Looking for home on 3000 square meters of sand...
The sun is shining when we wake up so I begin packing the cooler. M is exhausted from an overly strenuous morning run and asks me to drive. By the time we hit the autobahn he is feeling nauseous. Once we get to the house he drags the inflatable mattress out onto the lawn, collapsing between the broken barn and the moldy bungalow. He seems to be suffering from food poisoning. As he shivers under a sleeping bag, regretting a dubious bowl of chili at last night’s party, the kids wander around, in search of last summer’s exuberance. The walnut tree appears to be dying.
Back in November I had hoped that by the time spring rolled around we would be rolling with it, moving forward, renovating the house, planting trees. Instead it seems as if we are sinking, entrenched as we are on either front of what is beginning to feel less like a realistic goal and more like an endless war: home and garden.
In fact, we are right back where we were a year ago: imagining a transformation, making plans. As soon as we get soil delivered, we can start planting. As soon as we get planning permission, we can start building. Is this patience or delusion?
All I know is that some parameters have shifted: Herr G has stopped returning my calls. The truckload of soil he promised did not materialize over the winter.
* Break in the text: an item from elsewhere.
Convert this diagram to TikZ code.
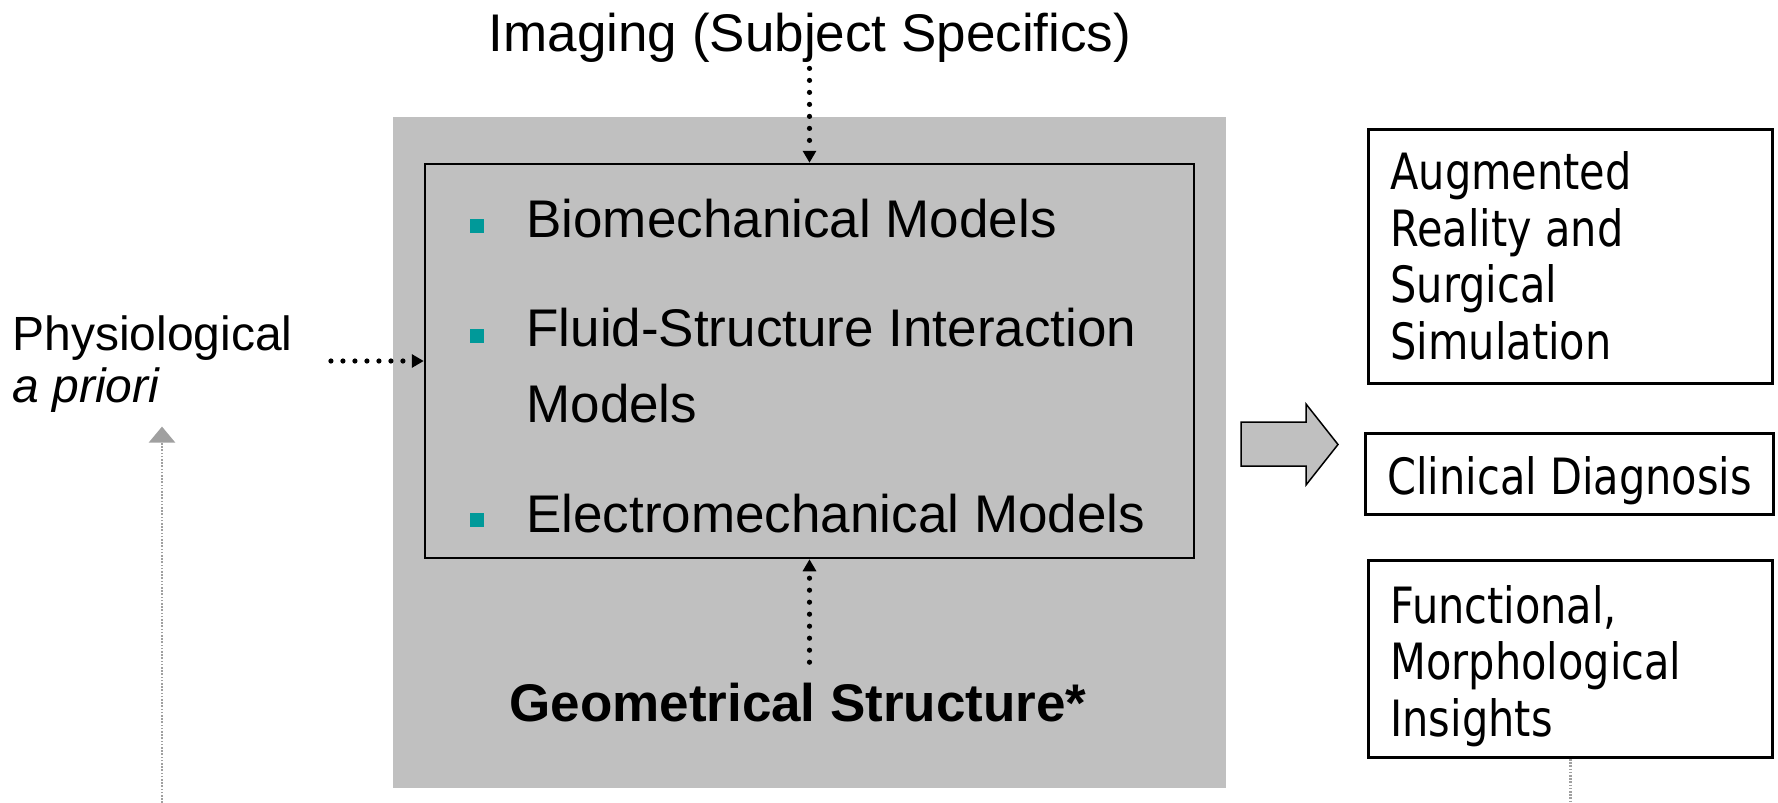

If I want the privacy of a wall of lilac bushes, I’ll have to procure plants and soil somewhere and dig that thirty meter ditch myself. Oh, and the house? We’ve decided to tear it down and start from scratch. That is, once M is conscious again.
It feels like we’re on our own now. Frau Left has stopped saying hello since our little run-in last fall. And there’s no sign of the Rights, other than their barking dog and marauding robot lawn mower. Also, their above ground pool has disappeared. But instead of relief, its absence inspires a nebulous dread. What will take its place?
Still, the main question now is how to spend the afternoon. While O tries in vain to fly a kite, R reads a book, bundled up in scarves next to the wood burning oven in the bungalow. I stare at the tools in the shed, trying to identify the one that will release me from this limbo, endow me with some kind of agency. I prune; therefore I am!
Soon O is at my side, though. He needs a saw. Why can’t he build a tree house? No, he does not want to go for a walk or play a game. I convince him to bike into town for a soft-serve ice cream. It’s cloudy and cold now but what else is there to do? We are back to taking this place as it is because we are in no position to make demands.
When O and I return, R has finished her book and is staring at her phone. We all have that Sunday feeling, except for M, who has commenced vomiting. But with school tomorrow, staying the night is not an option, so we return the food to the cooler and load up the car again. The drive back to Berlin is punctuated by an impromptu stop in a shady forest, where we watch M retch by the side of the road.